Thursday, 8 September 2011

Dangerous days in Delhi

Today has not been a good day for Delhi. This morning, a bomb exploded at the high court - as I write, the death toll stands at 11. Apparently, an Islamist group called Huji ul-Jihad al-Islami (or just Huji) has claimed responsibility for the attack. The Director of the National Investigations Agency calls Huji a "very prominent terrorist group", but I have to admit I hadn't heard of them before.

There are a scary number of such organisations targeting India, and attacks are a frequent occurrence. Most of the more high profile ones - the ones that get extensive coverage in Western media - seem to have occurred in Mumbai, but Delhi has been targeted aplenty too, with the last major attacks occurring in September 2008 in a series of marketplace bombings. Unsurprisingly, India takes security VERY seriously - you can't get on the Metro or enter a major hotel without first going through a scanner, having your bag put through an x ray machine, and undergoing a pat down from security guards.

This latest attack might be expected to leave people even more edgy. But this afternoon as I was out and about there was no obvious change in the atmosphere of the city. I had a meeting at a hotel where the security checks were maybe a mite more thorough than usual, but other than that the people of Delhi seemed largely to be getting on with business as normal.

But then what choice do they have? I have long been accustomed to living with the threat of terrorism - I grew up with it, as did pretty much everyone in the UK from the time the IRA began to be active. Of course we knew that we were potentially a target - indeed, my home city was the site of the IRA's biggest bomb on the UK mainland (though thankfully it did not claim any lives). Today the threat has changed, but we know it's still there. We also know, though, that we are much more likely to be killed on the roads than in a bomb attack (goodness knows that's true in India too). The choice is to hide in your house or just to get out and get on with life - and that's not really a choice at all.

Nature, however, is even more unpredictable than terrorists, and about half an hour ago she decided to compound the city's gloom with an earthquake. There are no official reports out as I write this, but the figure of 6.6 on the richter scale is being bandied about on Twitter. It certainly felt strong, but then the UK is very sheltered in this regard - I've only ever experienced one (very minor) quake a few years back when I was visiting my mum in Manchester. But my whole apartment shook visibly. I have to admit to being pretty damn scared for a moment there.
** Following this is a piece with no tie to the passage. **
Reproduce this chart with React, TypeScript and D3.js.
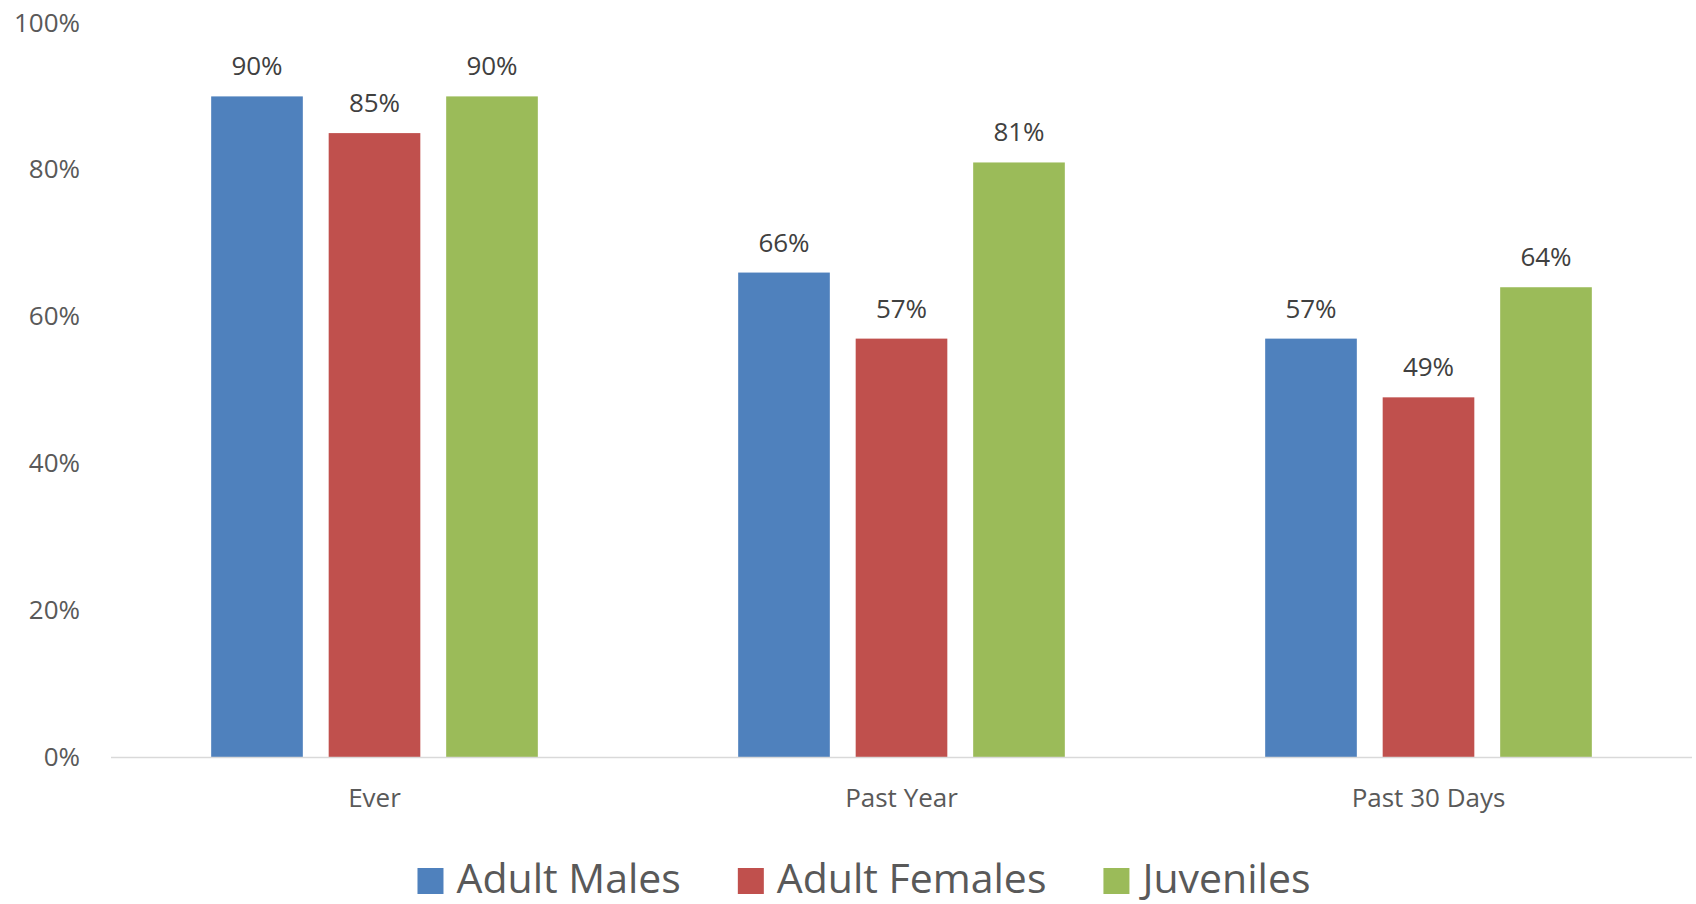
import React, { useEffect, useRef } from "react";
import * as d3 from "d3";

const categories = ["Ever", "Past Year", "Past 30 Days"];
const seriesNames = ["Adult Males", "Adult Females", "Juveniles"];
const adultMales = [0.9, 0.66, 0.57];
const adultFemales = [0.85, 0.57, 0.49];
const juveniles = [0.9, 0.81, 0.64];
const seriesColors = ["#4F81BD", "#C0504D", "#9BBB59"];
const yTicks = [0, 0.2, 0.4, 0.6, 0.8, 1.0];

const W = 1696;
const H = 904;
const FONT = "'Open Sans', 'Noto Sans', sans-serif";

export default function App() {
  const ref = useRef<SVGSVGElement | null>(null);

  useEffect(() => {
    const svg = d3.select(ref.current);
    svg.selectAll("*").remove();

    const left = 111, right = 1692, top = 23, bottom = 757;
    const values = [adultMales, adultFemales, juveniles];

    const x0 = d3.scaleBand<string>().domain(categories).range([left, right]).padding(0);
    const groupW = 352.5;
    const x1 = d3
      .scaleBand<string>()
      .domain(seriesNames)
      .range([-groupW / 2, groupW / 2])
      .paddingInner(0.22)
      .paddingOuter(0.11);
    const y = d3.scaleLinear().domain([0, 1]).range([bottom, top]);

    // y tick labels
    svg
      .append("g")
      .selectAll("text")
      .data(yTicks)
      .join("text")
      .attr("x", 80)
      .attr("y", (d) => y(d))
      .attr("dy", "0.33em")
      .attr("text-anchor", "end")
      .attr("font-family", FONT)
      .attr("font-size", 26)
      .attr("fill", "#595959")
      .text((d) => d3.format(".0%")(d));

    // bars
    const rows = categories.flatMap((c, ci) =>
      seriesNames.map((s, si) => ({ c, s, si, v: values[si][ci] }))
    );

    svg
      .append("g")
      .selectAll("rect")
      .data(rows)
      .join("rect")
      .attr("x", (d) => (x0(d.c) as number) + x0.bandwidth() / 2 + (x1(d.s) as number))
      .attr("y", (d) => y(d.v))
      .attr("width", x1.bandwidth())
      .attr("height", (d) => y(0) - y(d.v))
      .attr("fill", (d) => seriesColors[d.si]);

    // data labels
    svg
      .append("g")
      .selectAll("text")
      .data(rows)
      .join("text")
      .attr(
        "x",
        (d) => (x0(d.c) as number) + x0.bandwidth() / 2 + (x1(d.s) as number) + x1.bandwidth() / 2
      )
      .attr("y", (d) => y(d.v) - 21)
      .attr("text-anchor", "middle")
      .attr("font-family", FONT)
      .attr("font-size", 26)
      .attr("fill", "#404040")
      .text((d) => d3.format(".0%")(d.v));

    // axis line
    svg
      .append("line")
      .attr("x1", left)
      .attr("x2", right)
      .attr("y1", y(0) + 0.5)
      .attr("y2", y(0) + 0.5)
      .attr("stroke", "#D9D9D9")
      .attr("stroke-width", 1.5);

    // category labels
    svg
      .append("g")
      .selectAll("text")
      .data(categories)
      .join("text")
      .attr("x", (d) => (x0(d) as number) + x0.bandwidth() / 2)
      .attr("y", 807)
      .attr("text-anchor", "middle")
      .attr("font-family", FONT)
      .attr("font-size", 26)
      .attr("fill", "#595959")
      .text((d) => d);

    // legend
    const legendCenter = 864;
    const sq = 26;
    const gapSqText = 13;
    const gapItems = 57;
    const lg = svg.append("g");
    const items = seriesNames.map((name, i) => {
      const g = lg.append("g");
      g.append("rect").attr("width", sq).attr("height", sq).attr("y", 868).attr("fill", seriesColors[i]);
      const t = g
        .append("text")
        .attr("x", sq + gapSqText)
        .attr("y", 893)
        .attr("font-family", FONT)
        .attr("font-size", 41)
        .attr("fill", "#595959")
        .text(name);
      const tw = (t.node() as SVGTextElement).getComputedTextLength();
      return { g, w: sq + gapSqText + tw };
    });
    const total = d3.sum(items, (d) => d.w) + gapItems * (items.length - 1);
    let cx = legendCenter - total / 2;
    items.forEach((it) => {
      it.g.attr("transform", `translate(${cx},0)`);
      cx += it.w + gapItems;
    });
  }, []);

  return (
    <svg
      ref={ref}
      width={W}
      height={H}
      style={{ position: "absolute", left: 0, top: 0, display: "block", background: "#fff" }}
    />
  );
}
Sitting near the top of the plate on which India sits - which is gradually sliding under Asia and creating the Himalayas as it does so - Delhi is in a relatively active seismic zone. I have to admit I hadn't really thought about this particular risk before coming here - it's not really the sort of thing that occurs to you. But the city has a history of major quakes. This one only last a few seconds so hopefully the damage will not be too great.

In the meantime, it's been an unsettling day and a reminder that the regular run of life is something you can't take for granted - you never know when something will happen that will change everything. I've come through the day unscathed, but others here have not been so lucky. The city and I will carry on tomorrow, knowing that tomorrow could bring more or less anything.

At any rate, life in Delhi is certainly rarely dull.


Helen Gray said...

Of the two threats you've faced today I think it's mother nature that scares me the most. Thoughts are with you and the people of Delhi. I have to admit that I'm woefully under educated on the politics driving Islamic terrorists in India :S

Chris said...

To be honest Helen, I have to admit I am too. There are both foreign based groups (often from Pakistan) and domestic groups (including both Islamist and Maoist) active here. It's quite bewildering even trying to understand the threat, so trying to counter it and prevent attacks must be one of the toughest jobs going.